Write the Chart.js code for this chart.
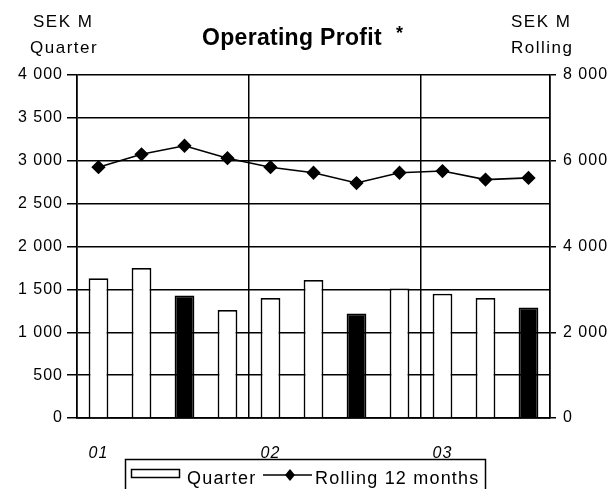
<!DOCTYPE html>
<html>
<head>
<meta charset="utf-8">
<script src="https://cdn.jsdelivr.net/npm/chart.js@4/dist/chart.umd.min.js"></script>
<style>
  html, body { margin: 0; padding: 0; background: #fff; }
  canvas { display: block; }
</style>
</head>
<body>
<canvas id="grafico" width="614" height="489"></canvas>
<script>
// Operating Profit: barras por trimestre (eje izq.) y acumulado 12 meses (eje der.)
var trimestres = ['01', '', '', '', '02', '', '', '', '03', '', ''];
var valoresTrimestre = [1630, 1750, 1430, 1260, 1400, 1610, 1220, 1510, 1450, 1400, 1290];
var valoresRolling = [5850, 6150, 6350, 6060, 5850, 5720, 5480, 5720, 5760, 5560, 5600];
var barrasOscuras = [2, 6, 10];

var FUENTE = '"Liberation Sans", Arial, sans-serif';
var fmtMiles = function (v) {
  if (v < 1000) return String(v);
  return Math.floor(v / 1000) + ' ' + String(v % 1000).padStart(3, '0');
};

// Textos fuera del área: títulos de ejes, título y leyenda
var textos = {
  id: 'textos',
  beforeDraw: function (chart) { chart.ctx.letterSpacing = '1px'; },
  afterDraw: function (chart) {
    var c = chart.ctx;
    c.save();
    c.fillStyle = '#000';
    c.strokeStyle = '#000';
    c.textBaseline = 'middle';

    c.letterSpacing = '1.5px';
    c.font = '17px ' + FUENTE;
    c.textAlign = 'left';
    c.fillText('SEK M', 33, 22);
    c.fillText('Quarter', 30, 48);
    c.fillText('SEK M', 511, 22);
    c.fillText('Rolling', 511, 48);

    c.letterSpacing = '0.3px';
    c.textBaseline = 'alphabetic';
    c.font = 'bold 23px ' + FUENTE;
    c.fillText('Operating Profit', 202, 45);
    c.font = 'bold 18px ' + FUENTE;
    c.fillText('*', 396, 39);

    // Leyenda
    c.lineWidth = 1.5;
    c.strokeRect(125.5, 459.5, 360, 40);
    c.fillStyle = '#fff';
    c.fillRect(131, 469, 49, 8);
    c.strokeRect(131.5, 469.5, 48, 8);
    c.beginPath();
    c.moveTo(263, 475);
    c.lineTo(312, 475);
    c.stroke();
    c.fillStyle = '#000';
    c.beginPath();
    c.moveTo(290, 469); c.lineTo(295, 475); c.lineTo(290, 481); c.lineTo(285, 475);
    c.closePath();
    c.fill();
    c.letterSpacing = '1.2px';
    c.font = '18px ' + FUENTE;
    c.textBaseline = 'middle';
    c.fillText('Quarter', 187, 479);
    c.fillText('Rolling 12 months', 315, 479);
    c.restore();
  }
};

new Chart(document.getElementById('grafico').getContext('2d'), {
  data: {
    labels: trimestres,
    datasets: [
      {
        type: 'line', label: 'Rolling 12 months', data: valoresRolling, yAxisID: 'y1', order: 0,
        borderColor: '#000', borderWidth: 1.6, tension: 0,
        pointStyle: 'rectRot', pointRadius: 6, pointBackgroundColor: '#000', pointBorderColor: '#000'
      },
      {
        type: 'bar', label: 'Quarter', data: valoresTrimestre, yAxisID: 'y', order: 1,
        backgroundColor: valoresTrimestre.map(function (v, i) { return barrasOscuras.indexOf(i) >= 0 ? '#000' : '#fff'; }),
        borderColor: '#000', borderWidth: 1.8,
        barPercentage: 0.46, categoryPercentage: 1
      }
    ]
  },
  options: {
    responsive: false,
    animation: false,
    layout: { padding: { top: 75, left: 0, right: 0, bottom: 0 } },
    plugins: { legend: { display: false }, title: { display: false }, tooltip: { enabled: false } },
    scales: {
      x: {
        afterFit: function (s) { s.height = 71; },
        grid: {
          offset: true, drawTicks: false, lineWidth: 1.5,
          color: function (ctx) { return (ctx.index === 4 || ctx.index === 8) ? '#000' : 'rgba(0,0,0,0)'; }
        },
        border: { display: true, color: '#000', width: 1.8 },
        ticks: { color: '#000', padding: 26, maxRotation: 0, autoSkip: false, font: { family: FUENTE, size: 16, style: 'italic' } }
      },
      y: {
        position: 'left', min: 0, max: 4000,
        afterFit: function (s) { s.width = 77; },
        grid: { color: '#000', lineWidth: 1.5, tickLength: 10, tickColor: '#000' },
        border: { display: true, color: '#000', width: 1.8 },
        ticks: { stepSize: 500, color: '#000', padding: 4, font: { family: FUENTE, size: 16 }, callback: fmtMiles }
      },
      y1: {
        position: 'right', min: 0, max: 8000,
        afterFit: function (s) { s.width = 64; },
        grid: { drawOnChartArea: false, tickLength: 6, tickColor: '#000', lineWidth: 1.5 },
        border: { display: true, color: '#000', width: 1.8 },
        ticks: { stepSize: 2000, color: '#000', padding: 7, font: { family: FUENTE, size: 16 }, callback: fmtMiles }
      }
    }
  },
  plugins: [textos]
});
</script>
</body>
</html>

..............................

_The request_: All the material shown above is to be copied exactly, with no pictures carried over.

_Final answer_:
Write the Chart.js code for this chart.
<!DOCTYPE html>
<html>
<head>
<meta charset="utf-8">
<script src="https://cdn.jsdelivr.net/npm/chart.js@4/dist/chart.umd.min.js"></script>
<style>
  html, body { margin: 0; padding: 0; background: #fff; }
  canvas { display: block; }
</style>
</head>
<body>
<canvas id="grafico" width="614" height="489"></canvas>
<script>
// Operating Profit: barras por trimestre (eje izq.) y acumulado 12 meses (eje der.)
var trimestres = ['01', '', '', '', '02', '', '', '', '03', '', ''];
var valoresTrimestre = [1630, 1750, 1430, 1260, 1400, 1610, 1220, 1510, 1450, 1400, 1290];
var valoresRolling = [5850, 6150, 6350, 6060, 5850, 5720, 5480, 5720, 5760, 5560, 5600];
var barrasOscuras = [2, 6, 10];

var FUENTE = '"Liberation Sans", Arial, sans-serif';
var fmtMiles = function (v) {
  if (v < 1000) return String(v);
  return Math.floor(v / 1000) + ' ' + String(v % 1000).padStart(3, '0');
};

// Textos fuera del área: títulos de ejes, título y leyenda
var textos = {
  id: 'textos',
  beforeDraw: function (chart) { chart.ctx.letterSpacing = '1px'; },
  afterDraw: function (chart) {
    var c = chart.ctx;
    c.save();
    c.fillStyle = '#000';
    c.strokeStyle = '#000';
    c.textBaseline = 'middle';

    c.letterSpacing = '1.5px';
    c.font = '17px ' + FUENTE;
    c.textAlign = 'left';
    c.fillText('SEK M', 33, 22);
    c.fillText('Quarter', 30, 48);
    c.fillText('SEK M', 511, 22);
    c.fillText('Rolling', 511, 48);

    c.letterSpacing = '0.3px';
    c.textBaseline = 'alphabetic';
    c.font = 'bold 23px ' + FUENTE;
    c.fillText('Operating Profit', 202, 45);
    c.font = 'bold 18px ' + FUENTE;
    c.fillText('*', 396, 39);

    // Leyenda
    c.lineWidth = 1.5;
    c.strokeRect(125.5, 459.5, 360, 40);
    c.fillStyle = '#fff';
    c.fillRect(131, 469, 49, 8);
    c.strokeRect(131.5, 469.5, 48, 8);
    c.beginPath();
    c.moveTo(263, 475);
    c.lineTo(312, 475);
    c.stroke();
    c.fillStyle = '#000';
    c.beginPath();
    c.moveTo(290, 469); c.lineTo(295, 475); c.lineTo(290, 481); c.lineTo(285, 475);
    c.closePath();
    c.fill();
    c.letterSpacing = '1.2px';
    c.font = '18px ' + FUENTE;
    c.textBaseline = 'middle';
    c.fillText('Quarter', 187, 479);
    c.fillText('Rolling 12 months', 315, 479);
    c.restore();
  }
};

new Chart(document.getElementById('grafico').getContext('2d'), {
  data: {
    labels: trimestres,
    datasets: [
      {
        type: 'line', label: 'Rolling 12 months', data: valoresRolling, yAxisID: 'y1', order: 0,
        borderColor: '#000', borderWidth: 1.6, tension: 0,
        pointStyle: 'rectRot', pointRadius: 6, pointBackgroundColor: '#000', pointBorderColor: '#000'
      },
      {
        type: 'bar', label: 'Quarter', data: valoresTrimestre, yAxisID: 'y', order: 1,
        backgroundColor: valoresTrimestre.map(function (v, i) { return barrasOscuras.indexOf(i) >= 0 ? '#000' : '#fff'; }),
        borderColor: '#000', borderWidth: 1.8,
        barPercentage: 0.46, categoryPercentage: 1
      }
    ]
  },
  options: {
    responsive: false,
    animation: false,
    layout: { padding: { top: 75, left: 0, right: 0, bottom: 0 } },
    plugins: { legend: { display: false }, title: { display: false }, tooltip: { enabled: false } },
    scales: {
      x: {
        afterFit: function (s) { s.height = 71; },
        grid: {
          offset: true, drawTicks: false, lineWidth: 1.5,
          color: function (ctx) { return (ctx.index === 4 || ctx.index === 8) ? '#000' : 'rgba(0,0,0,0)'; }
        },
        border: { display: true, color: '#000', width: 1.8 },
        ticks: { color: '#000', padding: 26, maxRotation: 0, autoSkip: false, font: { family: FUENTE, size: 16, style: 'italic' } }
      },
      y: {
        position: 'left', min: 0, max: 4000,
        afterFit: function (s) { s.width = 77; },
        grid: { color: '#000', lineWidth: 1.5, tickLength: 10, tickColor: '#000' },
        border: { display: true, color: '#000', width: 1.8 },
        ticks: { stepSize: 500, color: '#000', padding: 4, font: { family: FUENTE, size: 16 }, callback: fmtMiles }
      },
      y1: {
        position: 'right', min: 0, max: 8000,
        afterFit: function (s) { s.width = 64; },
        grid: { drawOnChartArea: false, tickLength: 6, tickColor: '#000', lineWidth: 1.5 },
        border: { display: true, color: '#000', width: 1.8 },
        ticks: { stepSize: 2000, color: '#000', padding: 7, font: { family: FUENTE, size: 16 }, callback: fmtMiles }
      }
    }
  },
  plugins: [textos]
});
</script>
</body>
</html>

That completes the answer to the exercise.